This week Dave tackles one of my personal pet peeves: the academic winge about games produced by AAA companies with limited action planned going forward – and incedently somthing that Shawn Graham (@electricarchaeo), Andrew Reinhard (@archaeogaming) and myself (@gamingarchaeo) have been making inroads towards with the upcoming “Archaeogaming Unconference” where we plan to discuss how we will actually start making and publishing games for archaeological and heritage purposes. In academia we love to talk and analyse, but should we also be doing?

I’ll pass over to Dave now so he can give his opinion and insights on this topic!

-T


 

boop

Okay, I know, what I’m about to say…..Irony alert……but, WOW, you heritage people seem to love to talk…and write…and have conferences, then talk a bit more, then write a bit more…..study/analyse, rinse and repeat.

How about actually DOING something when it comes to games? Don’t get me wrong, we in the games industry love to have a natter.
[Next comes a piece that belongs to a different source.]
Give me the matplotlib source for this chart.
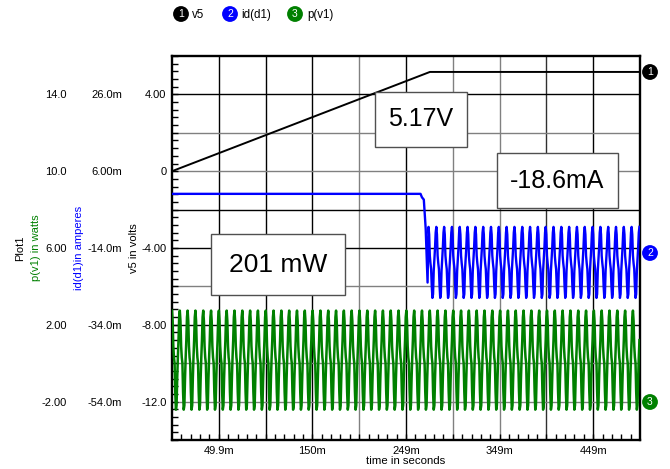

At the beginning of every project, emails will bounce around the office with brimming full of ideas and concept art. Many meetings will be arranged to discuss everything from design to folder structures. It’s all busy and exciting and makes us all feel important, but you know, we have a GAME to make.

Ultimately we have a budget and we have a deadline. Something needs to be produced at the end of all this talking; otherwise we’ll probably not get the chance to make a game ever again. So talk is good, up to a point.

Now from where I’m sitting, heritage is in danger of letting the world go by. There seems to be an over obsession with the academia side of things. Which means you’ll always be 2 steps behind everybody else. It’s like talking about whether to do something for Playstation 4 and you talk and write and talk and write. By the time somebody actually pulls their finger out and does something, the world has moved onto Playstation 9, heritage is in danger of, well, becoming old.

So this piece is just a call out, someone somewhere HAS to bite the bullet and do something. Only by that will you REALLY learn from your mistakes (and its okay to make mistakes you know, as long as you learn from them) and will have actual tangential evidence to present to your conferences. Oh, and I’m not talking about small projects either. Heritage jams are good and positive, don’t get me wrong, but I’m on about the big scale stuff, the big players in heritage commissioning big projects etc.

So I’m interested….am I right? If so, why? Is it financial, are heritage people are scared of making the wrong mistake, is there a generation gap where the older members are a lot more conservative. Please do share, let me know, would be interested in hearing from you all (as cooking up a potential way forward)….yes…I know…Irony.